One of his descendants, Thibaut the Good, raised a castle between 1170 and 1190.
Fell to the Châtillon family in 1218, then to Louis of Orléans in 1391, the castle fell to "Orleans' bastard" (Joan of Arc's comrade in arms), Jean Dunois.
It was a gift from Jean's half-brother, Charles. With his wife Marie d'Harcourt, Jean transformed the old fortress into a nice residence. First, he raised a chapel in 1451.
Then, he put up the Dunois' wing, which occupied the Western side of the courtyard, with its wide windows.
Then he built the Northern wing (called Longueville's wing).
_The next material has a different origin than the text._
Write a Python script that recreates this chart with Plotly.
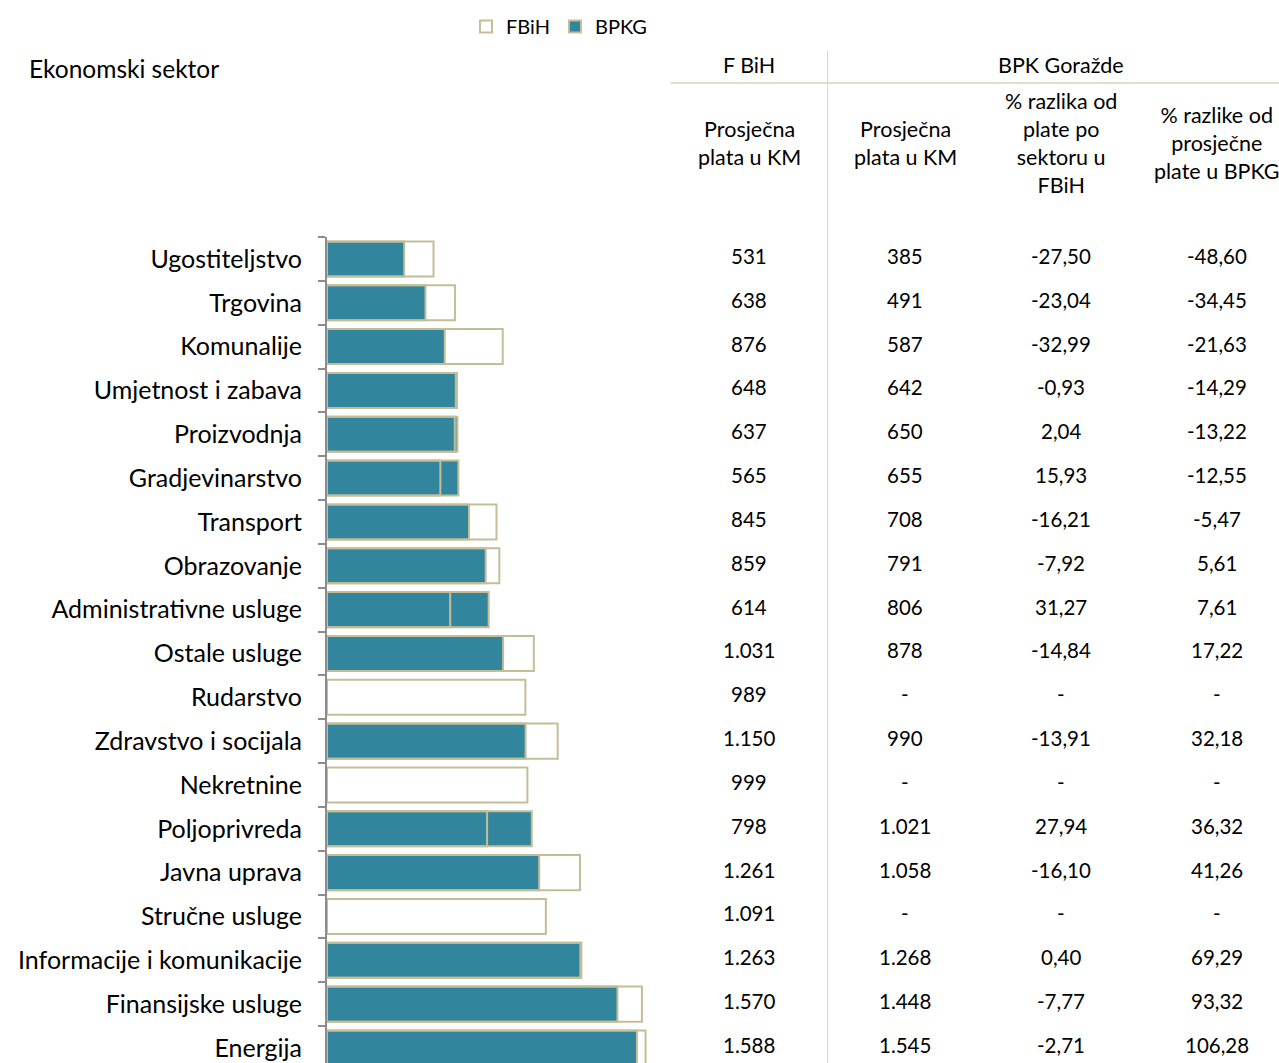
import plotly.graph_objects as go

W, H = 1279, 1063

sectors = ["Ugostiteljstvo", "Trgovina", "Komunalije", "Umjetnost i zabava", "Proizvodnja",
           "Gradjevinarstvo", "Transport", "Obrazovanje", "Administrativne usluge", "Ostale usluge",
           "Rudarstvo", "Zdravstvo i socijala", "Nekretnine", "Poljoprivreda", "Javna uprava",
           "Stručne usluge", "Informacije i komunikacije", "Finansijske usluge", "Energija"]
fbih = [531, 638, 876, 648, 637, 565, 845, 859, 614, 1031, 989, 1150, 999, 798, 1261, 1091, 1263, 1570, 1588]
bpkg = [385, 491, 587, 642, 650, 655, 708, 791, 806, 878, None, 990, None, 1021, 1058, None, 1268, 1448, 1545]
pct_sector = [-27.50, -23.04, -32.99, -0.93, 2.04, 15.93, -16.21, -7.92, 31.27, -14.84, None, -13.91, None,
              27.94, -16.10, None, 0.40, -7.77, -2.71]
pct_avg = [-48.60, -34.45, -21.63, -14.29, -13.22, -12.55, -5.47, 5.61, 7.61, 17.22, None, 32.18, None,
           36.32, 41.26, None, 69.29, 93.32, 106.28]

TEAL = "#31859C"
TAN = "#C4BD97"
FONT = "Lato"


def fmt_int(v):
    if v is None:
        return "-"
    return f"{v:,}".replace(",", ".")


def fmt_pct(v):
    if v is None:
        return "-"
    return f"{v:.2f}".replace(".", ",")


fig = go.Figure()
fig.add_trace(go.Bar(
    y=sectors, x=bpkg, orientation="h", name="BPKG",
    marker=dict(color=TEAL, line=dict(color=TAN, width=2)),
    width=0.8, legendrank=2,
))
fig.add_trace(go.Bar(
    y=sectors, x=fbih, orientation="h", name="FBiH",
    marker=dict(color="rgba(255,255,255,0)", line=dict(color=TAN, width=2)),
    width=0.8, legendrank=1,
))

def px(x):
    return x / W

def py(y):
    return 1 - y / H

top_px = 237.0
row0 = 259.0
step = 43.83
bottom_val = (H - row0) / step

fig.update_layout(
    width=W, height=H,
    margin=dict(l=0, r=0, t=0, b=0),
    paper_bgcolor="white", plot_bgcolor="white",
    barmode="overlay",
    font=dict(family=FONT, color="#000000", size=20),
    showlegend=True,
    legend=dict(orientation="h", x=px(466), y=py(7), xanchor="left", yanchor="top",
                font=dict(size=20, family=FONT), traceorder="normal",
                itemwidth=30, bgcolor="rgba(0,0,0,0)"),
    xaxis=dict(domain=[px(327), px(660)], range=[0, (660 - 327) / 0.2006],
               showgrid=False, zeroline=False, showticklabels=False, showline=False, ticks=""),
    yaxis=dict(domain=[0, py(top_px)], range=[bottom_val, -0.5], type="category",
               categoryorder="array", categoryarray=sectors,
               showgrid=False, zeroline=False, showline=True, linecolor="#8C8C8C", linewidth=2,
               ticks="outside", ticklen=7, tickcolor="#8C8C8C", tickwidth=2, tickson="boundaries",
               tickfont=dict(size=25, family=FONT, color="#000000"), ticklabelstandoff=18),
)

ann = []
ann.append(dict(x=px(27), y=py(68), xref="paper", yref="paper", text="Ekonomski sektor",
                showarrow=False, xanchor="left", yanchor="middle", font=dict(size=24.5)))
ann.append(dict(x=px(749), y=py(65), xref="paper", yref="paper", text="F BiH",
                showarrow=False, xanchor="center", yanchor="middle", font=dict(size=21.5)))
ann.append(dict(x=px(1061), y=py(65), xref="paper", yref="paper", text="BPK Goražde",
                showarrow=False, xanchor="center", yanchor="middle", font=dict(size=21.5)))
heads = [(749, "Prosječna<br>plata u KM"), (905, "Prosječna<br>plata u KM"),
         (1061, "% razlika od<br>plate po<br>sektoru u<br>FBiH"),
         (1217, "% razlike od<br>prosječne<br>plate u BPKG")]
for xc, t in heads:
    ann.append(dict(x=px(xc), y=py(143), xref="paper", yref="paper", text=t,
                    showarrow=False, xanchor="center", yanchor="middle", align="center",
                    font=dict(size=21.5)))

cols = [(749, [fmt_int(v) for v in fbih]), (905, [fmt_int(v) for v in bpkg]),
        (1061, [fmt_pct(v) for v in pct_sector]), (1217, [fmt_pct(v) for v in pct_avg])]
for xc, vals in cols:
    for s, t in zip(sectors, vals):
        ann.append(dict(x=px(xc), y=s, xref="paper", yref="y", text=t, showarrow=False,
                        xanchor="center", yanchor="middle", yshift=3, font=dict(size=20.5)))
fig.update_layout(annotations=ann)

fig.add_shape(type="line", xref="paper", yref="paper", x0=px(671), x1=1, y0=py(83), y1=py(83),
              line=dict(color=TAN, width=1))
fig.add_shape(type="line", xref="paper", yref="paper", x0=px(827.5), x1=px(827.5), y0=py(51), y1=0,
              line=dict(color="#DAD5BE", width=1))

fig.write_html("out.html", config={"displayModeBar": False},
               post_script="document.body.style.margin='0';document.body.style.overflow='hidden';")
In short, the two buildings were raised between 1460 and 1515.
Then, Châteaudun fell to the Luynes family in 1710.
But a fire demolished the city in 1723! A terrible blaze which ruined all houses... People were temporarily welcomed in the castle, but they damaged it a lot.
Seized during the French Revolution, Châteaudun suffered during the Prussian war, in 1870. City of Châteaudun finally bought it in 1930 and restored it.